Virtually everyone interested in cryptocurrencies must have heard of such a thing as ICO. The acronym stands for Initial Coin Offering — a method to raise money implying that first investors buy cryptocurrency from the creators, and then the currency gets listed and placed on an exchange. However, this system demonstrated its shortcomings with the course of time: lots of frauds at the back of ICOs resulted in tons of dead-born coins stayed on accounts with no future of being sold or returned.
IEO vs ICO
IEO, or Initial Exchange Offering, is different as in this case it is cryptocurrency exchange that plays the lead. The exchange administration picks projects that would be customer-attractive and filters out suspicious coins. Usually, exchanges have somewhat of customer bases, so IEO candidates have to do less to find investors. Carrying out the IEO, the exchange gets the opportunity to issue unique coins and tokens that competing platforms would never have.
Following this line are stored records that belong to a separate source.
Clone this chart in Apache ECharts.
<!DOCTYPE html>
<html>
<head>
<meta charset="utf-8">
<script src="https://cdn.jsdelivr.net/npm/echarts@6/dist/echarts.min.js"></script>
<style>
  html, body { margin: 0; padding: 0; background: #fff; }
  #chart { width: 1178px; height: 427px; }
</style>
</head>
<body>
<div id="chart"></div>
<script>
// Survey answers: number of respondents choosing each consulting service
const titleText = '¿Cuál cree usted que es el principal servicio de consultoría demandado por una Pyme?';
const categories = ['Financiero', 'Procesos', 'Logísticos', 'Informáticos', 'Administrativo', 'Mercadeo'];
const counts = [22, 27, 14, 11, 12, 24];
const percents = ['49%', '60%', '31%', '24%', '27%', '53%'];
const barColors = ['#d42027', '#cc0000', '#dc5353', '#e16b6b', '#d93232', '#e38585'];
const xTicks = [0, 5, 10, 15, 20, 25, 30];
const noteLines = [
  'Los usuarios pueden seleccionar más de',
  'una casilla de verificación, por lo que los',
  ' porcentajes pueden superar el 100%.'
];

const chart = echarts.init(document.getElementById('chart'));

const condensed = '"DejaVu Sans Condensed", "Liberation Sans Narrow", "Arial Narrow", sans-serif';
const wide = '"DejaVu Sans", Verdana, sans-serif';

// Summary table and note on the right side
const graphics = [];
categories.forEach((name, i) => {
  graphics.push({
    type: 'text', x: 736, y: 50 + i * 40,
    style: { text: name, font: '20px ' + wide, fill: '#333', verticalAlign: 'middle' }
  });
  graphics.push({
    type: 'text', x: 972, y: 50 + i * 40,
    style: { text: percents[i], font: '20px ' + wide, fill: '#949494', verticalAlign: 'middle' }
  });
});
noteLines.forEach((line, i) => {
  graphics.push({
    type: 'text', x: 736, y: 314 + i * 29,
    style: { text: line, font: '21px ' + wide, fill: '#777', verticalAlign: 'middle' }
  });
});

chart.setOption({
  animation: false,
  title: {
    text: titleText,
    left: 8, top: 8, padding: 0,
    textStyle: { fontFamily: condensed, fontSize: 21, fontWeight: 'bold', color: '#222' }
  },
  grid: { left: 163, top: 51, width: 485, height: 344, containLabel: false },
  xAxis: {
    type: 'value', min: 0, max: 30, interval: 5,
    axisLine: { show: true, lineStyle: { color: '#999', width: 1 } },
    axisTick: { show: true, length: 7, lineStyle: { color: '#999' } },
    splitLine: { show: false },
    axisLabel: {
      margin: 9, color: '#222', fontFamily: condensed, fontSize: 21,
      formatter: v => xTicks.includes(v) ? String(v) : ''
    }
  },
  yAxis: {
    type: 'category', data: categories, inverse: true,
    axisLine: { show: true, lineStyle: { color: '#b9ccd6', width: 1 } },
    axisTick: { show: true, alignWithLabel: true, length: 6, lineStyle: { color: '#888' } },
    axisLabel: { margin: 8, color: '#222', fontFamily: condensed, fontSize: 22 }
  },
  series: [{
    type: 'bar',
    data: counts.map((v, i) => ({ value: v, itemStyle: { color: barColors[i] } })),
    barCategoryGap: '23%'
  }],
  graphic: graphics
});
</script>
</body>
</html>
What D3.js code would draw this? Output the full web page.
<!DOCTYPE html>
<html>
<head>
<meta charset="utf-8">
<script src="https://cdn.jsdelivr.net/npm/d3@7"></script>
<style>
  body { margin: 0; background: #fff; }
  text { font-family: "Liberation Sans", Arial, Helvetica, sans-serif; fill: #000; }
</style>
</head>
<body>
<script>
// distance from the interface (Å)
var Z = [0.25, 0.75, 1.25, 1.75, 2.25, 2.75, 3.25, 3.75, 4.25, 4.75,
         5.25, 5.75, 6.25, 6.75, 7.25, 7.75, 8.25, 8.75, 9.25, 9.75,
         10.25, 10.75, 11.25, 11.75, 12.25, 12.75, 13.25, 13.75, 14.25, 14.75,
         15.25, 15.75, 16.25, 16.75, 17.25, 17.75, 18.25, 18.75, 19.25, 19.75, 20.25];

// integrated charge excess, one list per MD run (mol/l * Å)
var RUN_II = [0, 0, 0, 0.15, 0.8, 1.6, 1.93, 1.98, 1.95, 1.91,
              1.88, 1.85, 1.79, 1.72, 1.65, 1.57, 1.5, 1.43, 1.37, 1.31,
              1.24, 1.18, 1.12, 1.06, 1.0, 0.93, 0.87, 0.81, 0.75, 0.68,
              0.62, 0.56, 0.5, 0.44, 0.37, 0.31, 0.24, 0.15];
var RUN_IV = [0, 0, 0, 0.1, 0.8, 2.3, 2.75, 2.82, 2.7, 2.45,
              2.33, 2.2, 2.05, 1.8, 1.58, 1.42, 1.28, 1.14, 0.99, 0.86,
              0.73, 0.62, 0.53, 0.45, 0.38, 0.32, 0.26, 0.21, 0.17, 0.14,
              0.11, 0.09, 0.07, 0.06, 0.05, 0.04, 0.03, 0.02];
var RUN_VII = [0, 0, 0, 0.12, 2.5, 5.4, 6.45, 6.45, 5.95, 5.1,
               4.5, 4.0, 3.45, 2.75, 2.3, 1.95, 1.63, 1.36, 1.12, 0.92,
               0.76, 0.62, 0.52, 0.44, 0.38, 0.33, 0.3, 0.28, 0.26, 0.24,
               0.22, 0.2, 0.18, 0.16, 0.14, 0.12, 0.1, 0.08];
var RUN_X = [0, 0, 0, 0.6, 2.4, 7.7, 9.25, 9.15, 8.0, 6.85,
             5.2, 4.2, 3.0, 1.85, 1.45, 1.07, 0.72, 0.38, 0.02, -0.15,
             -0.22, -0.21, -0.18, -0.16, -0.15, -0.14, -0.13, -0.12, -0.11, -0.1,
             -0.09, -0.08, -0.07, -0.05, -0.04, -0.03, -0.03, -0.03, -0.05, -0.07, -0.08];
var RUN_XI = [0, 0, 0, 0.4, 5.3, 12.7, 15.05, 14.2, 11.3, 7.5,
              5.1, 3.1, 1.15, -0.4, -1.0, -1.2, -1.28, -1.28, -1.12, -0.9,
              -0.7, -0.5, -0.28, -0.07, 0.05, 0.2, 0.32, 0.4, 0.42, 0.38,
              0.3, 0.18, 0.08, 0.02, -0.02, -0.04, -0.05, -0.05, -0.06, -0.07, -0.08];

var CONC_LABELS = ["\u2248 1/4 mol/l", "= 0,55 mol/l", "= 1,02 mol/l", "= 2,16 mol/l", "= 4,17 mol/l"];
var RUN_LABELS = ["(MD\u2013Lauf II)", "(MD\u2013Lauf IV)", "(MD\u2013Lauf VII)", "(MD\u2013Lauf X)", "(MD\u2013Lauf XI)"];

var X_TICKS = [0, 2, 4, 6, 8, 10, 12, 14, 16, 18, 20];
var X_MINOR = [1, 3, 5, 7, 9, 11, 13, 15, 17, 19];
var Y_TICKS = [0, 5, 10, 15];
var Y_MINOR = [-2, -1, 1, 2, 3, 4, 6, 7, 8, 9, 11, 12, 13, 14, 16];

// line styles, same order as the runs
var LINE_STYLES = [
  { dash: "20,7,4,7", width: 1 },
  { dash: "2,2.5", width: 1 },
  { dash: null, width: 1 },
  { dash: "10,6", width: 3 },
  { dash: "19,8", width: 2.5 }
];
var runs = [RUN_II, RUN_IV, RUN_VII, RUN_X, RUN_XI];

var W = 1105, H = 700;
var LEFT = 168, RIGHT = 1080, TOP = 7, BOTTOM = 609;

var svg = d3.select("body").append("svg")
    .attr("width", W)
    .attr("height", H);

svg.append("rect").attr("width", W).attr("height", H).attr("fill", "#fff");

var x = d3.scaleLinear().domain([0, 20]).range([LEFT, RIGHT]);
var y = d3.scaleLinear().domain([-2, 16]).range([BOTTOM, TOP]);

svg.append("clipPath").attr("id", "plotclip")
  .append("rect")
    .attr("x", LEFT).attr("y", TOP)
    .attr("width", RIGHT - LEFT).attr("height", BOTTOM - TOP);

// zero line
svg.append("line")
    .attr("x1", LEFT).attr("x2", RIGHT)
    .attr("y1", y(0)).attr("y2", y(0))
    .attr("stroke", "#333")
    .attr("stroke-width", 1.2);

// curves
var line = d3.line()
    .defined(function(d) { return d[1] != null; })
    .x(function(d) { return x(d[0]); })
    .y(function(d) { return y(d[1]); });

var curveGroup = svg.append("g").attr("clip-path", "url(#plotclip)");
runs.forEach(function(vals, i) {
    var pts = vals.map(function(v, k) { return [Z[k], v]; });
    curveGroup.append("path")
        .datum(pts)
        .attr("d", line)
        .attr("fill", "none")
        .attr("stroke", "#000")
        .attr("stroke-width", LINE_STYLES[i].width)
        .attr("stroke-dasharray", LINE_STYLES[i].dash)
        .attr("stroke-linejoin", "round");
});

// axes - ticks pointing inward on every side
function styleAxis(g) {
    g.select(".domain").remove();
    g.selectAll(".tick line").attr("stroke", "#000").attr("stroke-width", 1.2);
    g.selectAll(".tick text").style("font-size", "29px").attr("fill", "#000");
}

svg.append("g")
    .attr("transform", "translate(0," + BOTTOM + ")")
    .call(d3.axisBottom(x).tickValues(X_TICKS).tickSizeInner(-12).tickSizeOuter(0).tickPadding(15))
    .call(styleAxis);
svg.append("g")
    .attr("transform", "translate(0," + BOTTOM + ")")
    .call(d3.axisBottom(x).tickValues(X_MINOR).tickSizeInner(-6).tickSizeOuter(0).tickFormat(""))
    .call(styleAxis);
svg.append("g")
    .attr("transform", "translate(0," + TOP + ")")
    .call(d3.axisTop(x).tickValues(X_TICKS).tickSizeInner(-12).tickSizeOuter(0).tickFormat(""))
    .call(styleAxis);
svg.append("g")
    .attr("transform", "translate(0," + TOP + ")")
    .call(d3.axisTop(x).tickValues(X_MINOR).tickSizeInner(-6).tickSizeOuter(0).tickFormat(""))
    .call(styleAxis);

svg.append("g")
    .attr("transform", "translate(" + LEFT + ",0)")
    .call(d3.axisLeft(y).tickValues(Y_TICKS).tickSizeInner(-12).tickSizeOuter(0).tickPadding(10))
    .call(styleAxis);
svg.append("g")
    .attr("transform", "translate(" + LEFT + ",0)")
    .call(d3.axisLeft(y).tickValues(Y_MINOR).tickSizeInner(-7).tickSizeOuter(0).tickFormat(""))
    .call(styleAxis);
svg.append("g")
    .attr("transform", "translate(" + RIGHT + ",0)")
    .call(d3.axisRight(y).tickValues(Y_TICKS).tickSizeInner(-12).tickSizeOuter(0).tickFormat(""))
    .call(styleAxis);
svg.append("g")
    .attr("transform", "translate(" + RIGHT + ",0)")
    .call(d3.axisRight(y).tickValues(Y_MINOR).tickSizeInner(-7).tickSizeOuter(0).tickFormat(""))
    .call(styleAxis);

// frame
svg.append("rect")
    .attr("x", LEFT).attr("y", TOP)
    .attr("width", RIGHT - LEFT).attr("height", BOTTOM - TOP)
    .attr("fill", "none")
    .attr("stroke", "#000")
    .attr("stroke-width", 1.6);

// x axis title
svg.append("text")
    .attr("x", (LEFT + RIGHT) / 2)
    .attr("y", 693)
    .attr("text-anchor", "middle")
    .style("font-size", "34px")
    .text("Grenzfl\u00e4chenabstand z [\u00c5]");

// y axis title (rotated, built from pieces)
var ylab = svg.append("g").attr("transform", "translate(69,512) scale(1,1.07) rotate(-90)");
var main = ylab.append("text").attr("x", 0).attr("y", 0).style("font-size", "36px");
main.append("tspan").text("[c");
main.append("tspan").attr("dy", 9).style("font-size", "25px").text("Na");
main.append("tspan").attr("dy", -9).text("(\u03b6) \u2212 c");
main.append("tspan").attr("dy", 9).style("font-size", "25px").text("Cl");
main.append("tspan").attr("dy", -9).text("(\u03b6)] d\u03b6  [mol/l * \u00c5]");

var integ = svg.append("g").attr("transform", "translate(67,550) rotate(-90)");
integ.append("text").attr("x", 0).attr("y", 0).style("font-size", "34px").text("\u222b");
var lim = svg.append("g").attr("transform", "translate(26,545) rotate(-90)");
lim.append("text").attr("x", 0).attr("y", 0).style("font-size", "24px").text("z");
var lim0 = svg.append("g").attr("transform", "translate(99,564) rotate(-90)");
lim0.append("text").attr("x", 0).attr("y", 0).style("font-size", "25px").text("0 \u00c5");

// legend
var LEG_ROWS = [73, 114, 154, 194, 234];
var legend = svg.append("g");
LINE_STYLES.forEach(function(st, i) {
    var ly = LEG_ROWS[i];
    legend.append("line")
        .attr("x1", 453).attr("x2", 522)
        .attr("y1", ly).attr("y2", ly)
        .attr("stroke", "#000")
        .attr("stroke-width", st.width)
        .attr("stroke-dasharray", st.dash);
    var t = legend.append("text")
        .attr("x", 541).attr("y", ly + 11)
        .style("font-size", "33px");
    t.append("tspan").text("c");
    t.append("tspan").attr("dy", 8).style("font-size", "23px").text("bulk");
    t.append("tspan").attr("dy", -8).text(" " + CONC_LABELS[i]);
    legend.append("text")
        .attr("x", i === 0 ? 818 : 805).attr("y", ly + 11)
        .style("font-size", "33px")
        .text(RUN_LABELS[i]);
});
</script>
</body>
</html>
Besides, centralized exchanges collect user data: under the framework of the KYC (know your customer) initiative, a user provides some details to the exchange — e.g. ID scans. In case of any problem with the IEO, it can be proven that it had been a certain user who purchased the new cryptocurrency rather that it had been just a transfer to the coin creator’s wallet. Thanks to this identity protection, users can safely buy new exchange-trusted altcoins for their precious bitcoins.
Any thing has a flip side, and this method is no exception. Firstly, exchange officers concerned with selecting projects need to be eminently competent and able to forecast risks. Secondly, ordinary people making moderate investments usually prefer to not disclose their personal data, and this is what high rollers can make advantage of. Thirdly, participating in the IEO leads to high costs suffered by coin/token developers.
Despite all the drawbacks, both initial offering forms are likely to remain, with IEO as a more protected option with more strict requirements concerning customers and companies, and ICO as a riskier but easier way to stock up with some crypto.